Jessica Struthers and Matt Bock of Blaine, Wash., had been mourning the death of their daughter, Ava, for less than a year when they found out someone stole her identity to claim her as a tax deduction.

Now ABC News reports the grieving couple must prove to the IRS that Ava really was their daughter.

The IRS wants information, but it's a one-way street.

"We were shocked. Who does this?" Struthers tells ABC News. "And of course, we want to know who, and they won't tell you."The culprit allegedly received a federal tax return worth several thousand dollars thanks to stealing Ava's Social Security number.

"It makes me sick," Struthers tells the network -- especially now that the burden of proof falls on her and husband, rather than the thief.

The couple lives in Blaine (in the northwest tip of Washington state on the Canadian border) with their three sons and a foster child they are working to adopt.

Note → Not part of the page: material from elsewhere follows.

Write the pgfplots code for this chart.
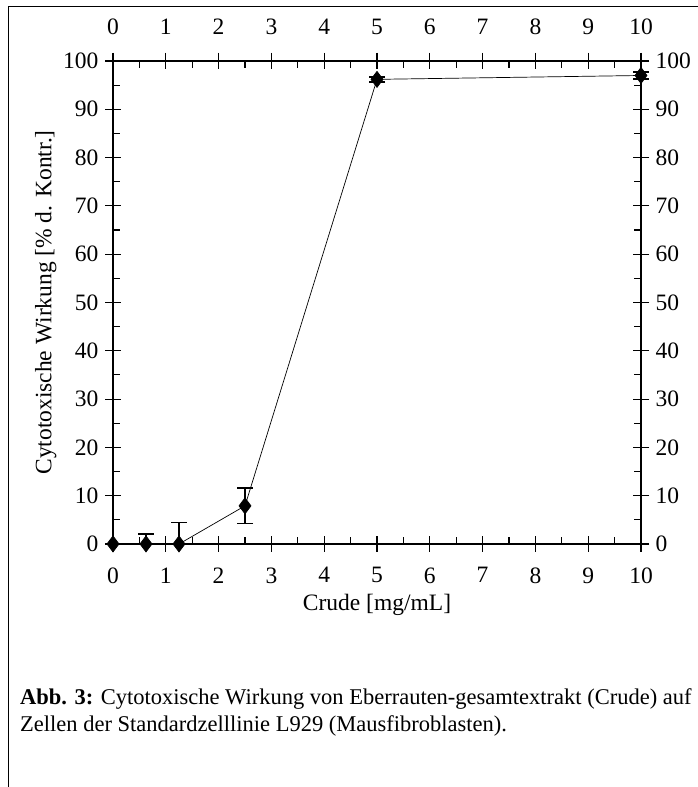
\documentclass[border=0pt]{standalone}
\usepackage{fontspec}
\setmainfont{Liberation Serif}
\usepackage{pgfplots}
\pgfplotsset{compat=1.18}
\pgfplotsset{
  base/.style={
    scale only axis, width=528pt, height=483pt,
    xmin=0, xmax=10, ymin=0, ymax=100,
    at={(113pt,243pt)}, anchor=south west,
    xtick={0,1,...,10}, ytick={0,10,...,100},
    /pgf/number format/assume math mode=true,
    tick label style={font=\fontsize{23.5}{28}\selectfont},
    label style={font=\fontsize{23.5}{28}\selectfont},
    axis line style={line width=1.3pt},
    every tick/.style={black, line width=1.1pt},
    clip=false,
  }
}
\begin{document}
\begin{tikzpicture}[x=1pt,y=1pt]
\useasboundingbox (0,0) rectangle (698,787);
\draw[line width=1pt] (8,-5) -- (8,780) -- (710,780);

% minor ticks inside
\begin{axis}[base, tick pos=both, tick align=inside,
  major tick length=0pt, minor tick length=7pt,
  minor x tick num=1, minor y tick num=1,
  xticklabels={}, yticklabels={}]
\end{axis}

% top/right labels
\begin{axis}[base, tick pos=both, tick align=center, major tick length=16pt,
  xticklabel pos=upper, yticklabel pos=right,
  xticklabel style={yshift=15pt},
  yticklabel style={xshift=3pt}]
\end{axis}

% main
\begin{axis}[base, tick pos=both, tick align=center, major tick length=16pt,
  xticklabel pos=lower, yticklabel pos=left,
  xticklabel style={yshift=-12pt},
  yticklabel style={xshift=-3pt},
  xlabel={Crude [mg/mL]},
  ylabel={Cytotoxische Wirkung [\% d. Kontr.]},
  xlabel style={yshift=-4pt},
  ylabel style={yshift=0pt}]
\addplot[black, line width=0.7pt, mark=diamond*, mark size=8pt,
  mark options={solid, fill=black},
  error bars/.cd, y dir=both, y explicit,
  error bar style={line width=1.5pt},
  error mark options={rotate=90, mark size=8pt, line width=1.5pt}]
  coordinates {
  (0,0) +- (0,0)
  (0.625,0) += (0,2.1) -= (0,0)
  (1.25,0) += (0,4.5) -= (0,0)
  (2.5,7.9) +- (0,3.7)
  (5,96.2) +- (0,0.5)
  (10,97.0) +- (0,0.7)
  };
\end{axis}

\node[anchor=base west, inner sep=0pt, font=\fontsize{22.5}{27}\selectfont]
  at (20,82) {\textbf{Abb. 3:} Cytotoxische Wirkung von Eberrauten-gesamtextrakt (Crude) auf};
\node[anchor=base west, inner sep=0pt, font=\fontsize{22.5}{27}\selectfont]
  at (20,55) {Zellen der Standardzelllinie L929 (Mausfibroblasten).};
\end{tikzpicture}
\end{document}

Ava was born in November 2007. ABC News reports she was was a twin who made a habit of running on the tips of her toes and stretching out the word "Daddy" with delight when he came home from work.

She died in August after she climbed into the family's backyard swimming pool and drowned.

"After she passed away, I feel like a big hole got cut into my heart," Bock tells ABC News.

Because of the theft of their daughters' identity, Struthers tells the network the family has to relive the tragedy day after day.

"You just don't want to talk about it every single day," she adds. "That was supposed to be the closing of the year and trying to move on. It just seems like we can't get past that."

ABC News reports the couple found out Ava's identity had been stolen when Bock's electronic tax filing was rejected about 48 hours after he submitted it. At the first, he tells the network, he thought there was some kind of glitch because of Ava's death.

Not knowing Ava had died, an IRS agent told Bock the easiest thing to do to resolve the problem would be to simply leave her off his own filing and try again next year.

"There is no next year," Bock remembers angrily telling the agent.

Children account for about 5 percent of all identity theft victims, Jay Foley, executive director of the Identity Theft Resource Center in San Diego tells ABC News.

The real number is hard to know, he adds, because parents may not notice for years -- if at all.

Death certificates, in most states, are public record. Anyone can search a death registry and find a dead person's name, date of birth, address and Social Security number.

Struthers tells ABC it angers her that the IRS put the burden of proof on her family without trying to nab the guilty party.

"Whoever claimed her does not have the right to claim her," she tells the network.

"I'd like them to go to jail. It's fraud," she adds. "They're messing with the IRS, but the IRS is just going to lay there and take it. They don't care."